Saturday, March 06, 2010

Earthsea

I have finished the first two Earthsea novels by Ursula LeGuin, so I'm combining them into a mega-post.

This book, The Wizard of Earthsea, is something of a fantasy classic, and it is indeed pretty good. The story follows Ged, a young kid who has an affinity for magic. He heads off to magic school (quite similar to Hogwarts) because he wants to become powerful in a hurry. While he does advance quickly, he gets too big for his britches and casts an overly advanced spell which unleashes some malevolent being. Most of the book involves Ged's dealing with the consequences of that spell.

The Tombs of Atuan follows in the series. Instead of focusing on Ged, it revolves around a girl who is sort of coerced into being a priestess at age 12, but she becomes disillusioned about her religion. Ged shows up after a while to first antagonize her, but later to help her figure things out.

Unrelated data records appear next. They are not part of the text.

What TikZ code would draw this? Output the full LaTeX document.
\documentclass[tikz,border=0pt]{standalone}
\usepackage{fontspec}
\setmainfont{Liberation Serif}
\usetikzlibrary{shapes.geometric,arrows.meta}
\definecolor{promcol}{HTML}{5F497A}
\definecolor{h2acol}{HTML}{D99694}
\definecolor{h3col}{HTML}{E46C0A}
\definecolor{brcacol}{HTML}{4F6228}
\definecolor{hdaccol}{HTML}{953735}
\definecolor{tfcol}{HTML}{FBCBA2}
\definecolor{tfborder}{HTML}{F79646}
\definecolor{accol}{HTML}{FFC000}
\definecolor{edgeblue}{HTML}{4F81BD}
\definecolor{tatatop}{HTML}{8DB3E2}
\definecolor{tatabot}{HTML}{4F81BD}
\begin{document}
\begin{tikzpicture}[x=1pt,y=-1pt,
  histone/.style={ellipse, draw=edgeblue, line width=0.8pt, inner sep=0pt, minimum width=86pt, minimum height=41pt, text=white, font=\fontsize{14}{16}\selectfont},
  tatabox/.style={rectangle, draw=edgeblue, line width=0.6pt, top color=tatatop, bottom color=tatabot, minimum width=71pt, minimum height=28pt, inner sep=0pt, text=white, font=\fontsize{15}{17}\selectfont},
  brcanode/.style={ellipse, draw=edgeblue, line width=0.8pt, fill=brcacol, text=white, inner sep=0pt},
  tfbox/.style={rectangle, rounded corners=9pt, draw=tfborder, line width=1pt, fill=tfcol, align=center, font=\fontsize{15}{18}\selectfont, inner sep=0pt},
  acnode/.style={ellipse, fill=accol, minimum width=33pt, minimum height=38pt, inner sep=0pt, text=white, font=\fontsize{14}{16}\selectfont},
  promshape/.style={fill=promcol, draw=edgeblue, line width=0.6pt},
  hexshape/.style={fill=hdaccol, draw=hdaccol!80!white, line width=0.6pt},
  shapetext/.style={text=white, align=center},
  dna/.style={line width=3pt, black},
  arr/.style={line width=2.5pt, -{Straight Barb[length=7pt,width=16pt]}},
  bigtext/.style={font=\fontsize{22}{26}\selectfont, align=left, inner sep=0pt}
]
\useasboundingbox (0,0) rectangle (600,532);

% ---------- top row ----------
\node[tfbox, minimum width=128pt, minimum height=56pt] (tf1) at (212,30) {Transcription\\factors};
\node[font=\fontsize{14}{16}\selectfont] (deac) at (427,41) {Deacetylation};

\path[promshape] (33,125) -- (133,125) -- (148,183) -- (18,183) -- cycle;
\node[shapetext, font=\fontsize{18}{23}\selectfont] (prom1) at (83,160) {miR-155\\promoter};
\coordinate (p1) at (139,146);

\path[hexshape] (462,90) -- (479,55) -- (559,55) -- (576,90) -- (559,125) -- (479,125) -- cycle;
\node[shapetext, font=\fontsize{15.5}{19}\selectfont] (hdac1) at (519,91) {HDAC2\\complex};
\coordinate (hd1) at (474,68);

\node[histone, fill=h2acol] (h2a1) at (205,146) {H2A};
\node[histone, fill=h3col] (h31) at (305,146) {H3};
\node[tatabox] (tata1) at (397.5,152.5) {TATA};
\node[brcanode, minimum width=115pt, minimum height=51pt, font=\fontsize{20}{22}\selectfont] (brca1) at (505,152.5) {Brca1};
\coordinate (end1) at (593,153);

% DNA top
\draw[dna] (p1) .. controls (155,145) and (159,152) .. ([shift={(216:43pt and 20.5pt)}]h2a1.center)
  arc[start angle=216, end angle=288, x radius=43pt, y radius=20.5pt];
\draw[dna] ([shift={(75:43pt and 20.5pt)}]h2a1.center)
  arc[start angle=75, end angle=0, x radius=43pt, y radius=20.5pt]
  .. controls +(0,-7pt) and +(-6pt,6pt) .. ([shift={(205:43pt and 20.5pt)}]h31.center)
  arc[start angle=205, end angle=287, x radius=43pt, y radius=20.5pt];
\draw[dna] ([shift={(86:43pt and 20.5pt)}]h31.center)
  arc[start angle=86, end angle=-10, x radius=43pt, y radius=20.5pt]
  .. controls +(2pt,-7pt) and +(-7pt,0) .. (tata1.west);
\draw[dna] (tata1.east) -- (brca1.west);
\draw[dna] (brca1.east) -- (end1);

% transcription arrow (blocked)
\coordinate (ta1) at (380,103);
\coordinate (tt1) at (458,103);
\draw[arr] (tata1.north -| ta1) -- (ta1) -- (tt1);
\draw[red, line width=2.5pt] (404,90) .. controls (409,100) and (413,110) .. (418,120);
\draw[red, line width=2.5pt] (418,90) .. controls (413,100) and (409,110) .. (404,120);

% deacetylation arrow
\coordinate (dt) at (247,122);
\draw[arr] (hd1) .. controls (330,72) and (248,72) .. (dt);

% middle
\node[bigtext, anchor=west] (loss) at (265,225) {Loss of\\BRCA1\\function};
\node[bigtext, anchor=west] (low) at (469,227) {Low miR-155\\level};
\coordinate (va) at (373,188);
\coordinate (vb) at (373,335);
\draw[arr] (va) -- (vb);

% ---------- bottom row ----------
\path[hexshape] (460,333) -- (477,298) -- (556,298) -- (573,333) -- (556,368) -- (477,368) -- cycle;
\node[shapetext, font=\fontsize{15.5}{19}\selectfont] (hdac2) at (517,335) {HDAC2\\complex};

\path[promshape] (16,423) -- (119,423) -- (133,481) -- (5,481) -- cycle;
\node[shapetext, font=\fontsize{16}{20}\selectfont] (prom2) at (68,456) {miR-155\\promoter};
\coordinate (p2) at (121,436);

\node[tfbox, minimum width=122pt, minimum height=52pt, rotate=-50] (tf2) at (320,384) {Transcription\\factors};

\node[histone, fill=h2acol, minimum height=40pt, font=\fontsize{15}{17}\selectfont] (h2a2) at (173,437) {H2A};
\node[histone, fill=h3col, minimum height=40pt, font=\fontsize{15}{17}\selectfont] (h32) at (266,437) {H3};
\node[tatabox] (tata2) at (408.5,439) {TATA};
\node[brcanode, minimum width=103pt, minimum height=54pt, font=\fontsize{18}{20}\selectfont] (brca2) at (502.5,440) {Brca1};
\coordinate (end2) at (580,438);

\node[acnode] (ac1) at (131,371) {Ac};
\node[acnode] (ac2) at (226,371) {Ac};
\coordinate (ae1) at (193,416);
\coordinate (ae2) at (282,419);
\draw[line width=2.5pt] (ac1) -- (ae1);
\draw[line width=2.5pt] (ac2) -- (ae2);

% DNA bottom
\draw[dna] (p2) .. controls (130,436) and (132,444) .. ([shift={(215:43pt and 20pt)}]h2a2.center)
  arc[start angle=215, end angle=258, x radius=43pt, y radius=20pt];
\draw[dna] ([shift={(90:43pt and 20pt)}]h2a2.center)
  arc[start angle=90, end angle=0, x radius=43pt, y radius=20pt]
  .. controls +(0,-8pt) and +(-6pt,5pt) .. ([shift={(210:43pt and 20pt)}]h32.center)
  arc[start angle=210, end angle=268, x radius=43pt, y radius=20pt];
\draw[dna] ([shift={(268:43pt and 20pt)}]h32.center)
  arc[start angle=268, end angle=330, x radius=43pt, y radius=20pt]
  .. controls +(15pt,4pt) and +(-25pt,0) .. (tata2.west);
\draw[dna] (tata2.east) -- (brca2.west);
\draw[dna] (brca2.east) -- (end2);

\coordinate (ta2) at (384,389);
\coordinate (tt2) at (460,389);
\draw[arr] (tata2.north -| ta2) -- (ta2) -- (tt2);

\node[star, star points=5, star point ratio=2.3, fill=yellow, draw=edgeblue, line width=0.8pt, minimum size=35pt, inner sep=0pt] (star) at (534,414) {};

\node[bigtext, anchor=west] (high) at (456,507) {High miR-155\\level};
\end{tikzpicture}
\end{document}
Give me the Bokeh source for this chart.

Note to authors: if you've written an excellent book with a compelling main character, don't focus the sequel on someone entirely new and more boring. I was all excited to be getting back to Ged with Tombs, but he didn't appear until more than halfway through the novel. Because of this, I spent half of the book wishing things would move along and more excitement would happen. I'll probably keep going with this series, but Tombs has probably spoiled the rest of it for me.

1 comment:

Peter said...

That reminds me of "The Pillars of Creation" from the Sword of Truth series. Most of it is very boring and the main character of the series doesn't show up till the book is almost over.